Now we are getting to the root of the problem....force, control, power. My present perspective is that we are kind of locked into this relationship with other entities by the laws of nature. To even survive and eat we must exert force and control upon our surroundings. A Fundamental truth seems to be that Organisms interact with their environment and those interactions involve force. However, nature doesn't label that force as good and bad...we do. In nature, force works with a kind of harmony to create the circle of life. When humans stopped being a part of nature and instead decided to be above it as master of the planet, that is where the problems begin. Do I believe we can live in a government-less society? Yes. But I believe that such a society would require us to reenter our traditional place in nature. We cannot at the same time subdue the planet and all other species of animals and plants and at the same time proclaim that we should eliminate all relations of force.
doodle,
Exaaaaactly. We're forgetting that these ideas such as "rights" we may believe come from God or something, but they're in no way natural. Every animal tends to think subconsciously that it has a right to life and maybe even property around it, but if you look at nature as a whole there is no "right" to anything... even your own indvidual sovereignty is subject to force by desease or predator.
To establish "rights" is to lift us above nature, even if it's just an internal philosophy one may have that one finds unenforcable.
Above the lion hunting the gazelle, the snake invading the bird's nest.
But we don't just ascribe ourselves individual sovereignty... for the sake of our own prosperity we claim lordship over land in ways that go WAY beyond mimicking a squirrel guarding his nest in a tree or a wolf claiming hunting land.... It's neither natural (in a biological way), nor is it directly related to indivdual sovereignty (the idea that we don't harm one another as a philisophical position).

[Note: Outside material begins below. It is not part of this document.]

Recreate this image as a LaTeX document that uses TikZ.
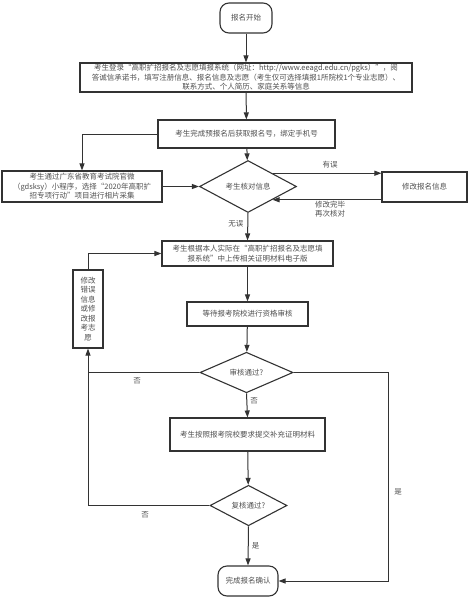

It's something else we add on, and in almost all cases, it takes an organized legal structure to give us this to any meaningful degree. It "feels" natural because it's hard work to morph nature to our advantage.
However, doing this requires that we define what is ours for the taking, and whether government does it for us or we do it for ourselves, it means we have to exert some control over our environment, which almost always means shooting "trespassers," ignoring "lesser claims," and changing that environment, sometimes to the detriment of the surrounding areas,which is most certainly forceful. It also messes with ecosystems, a form of force on others' ability to enjoy the land/water/air that they use. Lastly, it almost always means that we're displacing certain native species of animal, who most certainly have instincts similar to ours about their "rights," but we conveniently don't deem them to have any... and it appears that we treat certain nomadic cultures or those who have more sustainable use of land to have no legitimate claim either... for some reason we have to modify the land from its original natural state to have claim.
So this whole idea of private property in nature, of actually being able to OWN vast acreage of nature, completely destroy that land from its original state and modify it to what we please, displace animals and/or nomadic cultures, ignore externalities, and shoot "trespassers," while extremely useful to some, is almost entirely a convenient sub-category of "using force."
So the problem isn't just that "we're not all libertarians," it's that our environmental constraints are not consistent wth the premises of libertarianism, or at least any form other than pure, property-right-ignoring anarchism... but then we're simply leaving ourselves ripe for takeover by some other force most-likely worse than our current federal government.
"Men did not make the earth. It is the value of the improvements only, and not the earth itself, that is individual property. Every proprietor owes to the community a ground rent for the land which he holds."